(C)2017 Twentieth Century Fox Home Entertainment LLC. All Rights Reserved.
『ゴーン・ガール』円満な結婚生活を営むための指南ムービー(サイコ・サスペンス風味)※注!ネタバレ含みます。
『ゴーン・ガール』あらすじ
結婚5周年の記念日。誰もがうらやむような幸せな結婚生活をおくっていたニックとエイミーの夫婦の日常が破綻する。エイミーが突然姿を消したのだ。部屋は荒らされ、キッチンに残されたエイミーの大量の血痕から警察は他殺と失踪の両方の可能性を探る。憔悴した表情で行方のわからなくなった妻を心配する夫ニック、だが彼にも捜査の手が及び窮地に立たされる。妻エイミーに何が起きたのか——。
※本記事は物語の結末に触れているため、映画をご覧になってから読むことをお勧めします。
Index
- リース・ウィザースプーン主演・製作でスタートしたプロジェクト
- フィンチャーのお眼鏡にかなった破天荒女優、ロザムンド・パイク
- 夫婦生活の心得、それは“役割を演じること”
- 「人生ゲーム」「ドミニオン」…ボードゲームが意味するものとは
リース・ウィザースプーン主演・製作でスタートしたプロジェクト
『ゴーン・ガール』(14)はサイコ・サスペンス映画のフォーマットに則った作品ではあるけれども、個人的には「円満な結婚生活を営むための指南ムービー」だと解釈している。
世の中には『ブルーバレンタイン』(10)だの、『レボリューショナリーロード 燃え尽きるまで』(08)だの、『マリッジストーリー』(19)だの、夫婦生活の栄枯盛衰を描いた作品がゴマンとあるようですが、赤の他人が一つ屋根の下で暮らすにあたって、本当に必要なエッセンスは何なのか?それを的確に、正確に、そして露悪的に回答した映画が、『ゴーン・ガール』なのである(キッパリ)。
原作は、2012年にギリアン・フリンが発表した同名小説。
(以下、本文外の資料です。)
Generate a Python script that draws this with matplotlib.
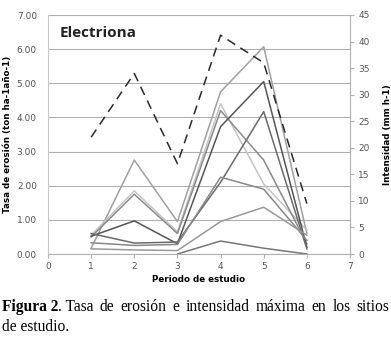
import numpy as np
import matplotlib
matplotlib.use("Agg")
import matplotlib.pyplot as plt
from matplotlib.ticker import FormatStrFormatter

periods = [1, 2, 3, 4, 5, 6]
s1 = [0.17, 2.75, 0.95, 4.75, 6.07, 0.60]
s2 = [0.55, 1.85, 0.65, 4.40, 2.05, 0.70]
s3 = [0.50, 1.75, 0.60, 4.20, 2.75, 0.30]
s4 = [0.52, 0.97, 0.30, 3.73, 5.05, 0.20]
s5 = [0.60, 0.32, 0.35, 2.10, 4.17, 0.15]
s6 = [0.33, 0.25, 0.28, 2.25, 1.90, 0.40]
s7 = [0.15, 0.12, 0.10, 0.95, 1.37, 0.55]
s8 = [np.nan, np.nan, 0.00, 0.38, 0.17, 0.00]
intensity = [22, 34, 17, 41.2, 36, 9.5]

erosion_series = [s1, s2, s3, s4, s5, s6, s7, s8]
colors = ["#a0a0a0", "#c4c4c4", "#8a8a8a", "#555555", "#6a6a6a", "#888888", "#999999", "#777777"]

W, H = 391, 355
fig = plt.figure(figsize=(W/100, H/100), dpi=100)
ax = fig.add_axes([48/W, 1-254/H, 302/W, 239/H])

for s, c in zip(erosion_series, colors):
    ax.plot(periods, s, color=c, lw=1.1, zorder=3)

ax.set_xlim(0, 7)
ax.set_ylim(0, 7)
ax.set_xticks(range(0, 8))
ax.set_yticks(np.arange(0, 7.01, 1))
ax.yaxis.set_major_formatter(FormatStrFormatter("%.2f"))
ax.grid(axis="y", color="#b0b0b0", lw=0.8, zorder=0)
for sp in ["top", "right"]:
    ax.spines[sp].set_visible(False)
ax.spines["left"].set_color("#c8c8c8")
ax.spines["bottom"].set_color("#b0b0b0")
ax.tick_params(axis="y", length=0, labelsize=6.5, labelcolor="#555555", pad=8)
ax.tick_params(axis="x", length=3, color="#b0b0b0", labelsize=6.5, labelcolor="#555555", pad=3)

ax2 = ax.twinx()
ax2.plot(periods, intensity, color="#2a2a2a", lw=1.1, dashes=(6, 4), zorder=4)
ax2.set_ylim(0, 45)
ax2.set_yticks(range(0, 46, 5))
for sp in ["top", "left", "bottom"]:
    ax2.spines[sp].set_visible(False)
ax2.spines["right"].set_color("#b0b0b0")
ax2.tick_params(axis="y", length=3, color="#b0b0b0", labelsize=6.5, labelcolor="#555555", pad=3)

ax.set_ylabel("Tasa de erosión (ton ha-1año-1)", fontsize=6.3, fontweight="bold")
ax.yaxis.set_label_coords((12-48)/302, 0.5)
ax2.set_ylabel("Intensidad (mm h-1)", fontsize=6.3, fontweight="bold")
ax2.yaxis.set_label_coords((383-48)/302, 0.5)
ax.set_xlabel("Periodo de estudio", fontsize=6.3, fontweight="bold")
ax.xaxis.set_label_coords((199-48)/302, (254-275)/239)

fig.text(60/W, 1-33/H, "Electriona", fontsize=11, fontweight="bold", family="Open Sans",
         va="center", ha="left", color="#222222")

# caption, justified first line
renderer = fig.canvas.get_renderer()
fs = 11.2
y1 = 1-307/H
t = fig.text(2/W, y1, "Figura 2", fontsize=fs, fontweight="bold", family="Liberation Serif",
             va="center", ha="left")
first_w = t.get_window_extent(renderer).width
words = [". Tasa", "de", "erosión", "e", "intensidad", "máxima", "en", "los", "sitios"]
widths = []
for w in words:
    tt = fig.text(0, 0, w, fontsize=fs, family="Liberation Serif")
    widths.append(tt.get_window_extent(renderer).width)
    tt.remove()
total = first_w + sum(widths)
gap = (389 - 2 - total) / (len(words) - 1)
x = 2 + first_w
for w, wd in zip(words, widths):
    fig.text(x/W, y1, w, fontsize=fs, family="Liberation Serif", va="center", ha="left")
    x += wd + gap
fig.text(2/W, 1-327/H, "de estudio.", fontsize=fs, family="Liberation Serif", va="center", ha="left")

fig.savefig("out.png", dpi=100)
ミズーリの田舎町で、妹のマーゴ(キャリー・クーン)とバーを経営しているニック(ベン・アフレック)は、5回目の結婚記念日を迎えた朝、妻のエイミー(ロザムンド・パイク)が失踪したことに気づく。
『ゴーン・ガール』(C)2017 Twentieth Century Fox Home Entertainment LLC. All Rights Reserved.
エイミーは人気児童文学「アメイジング・エイミー」のモデルとなった有名人で、マスコミは彼女の失踪をセンセーショナルに報道。やがて、ニックの不倫が衆目に晒される事態となり、世間は彼が妻を殺したのではないか、と疑いの目を向けるようになる…というストーリー。
「これはいい映画の素材になるカモ!」とすぐさま映画化権を取得したのは、『キューティ・ブロンド』(01)で知られる女優のリース・ウィザースプーンだった(あまり知られていないが、彼女は映画製作だけでなく、慈善事業やファッションブランドも手がける、やり手実業家なのだ)。
以前からウィザースプーンは、ハリウッドが典型的な男性上位社会で、女性のキャリアアップが極めて困難であることに不満を感じていた。そこでリースは、女性の女性による女性のための映画製作を目的に、プロダクション会社パシフィック・スタンダートを設立。自らの主演・プロデュースで、『ゴーン・ガール』映画化を進める。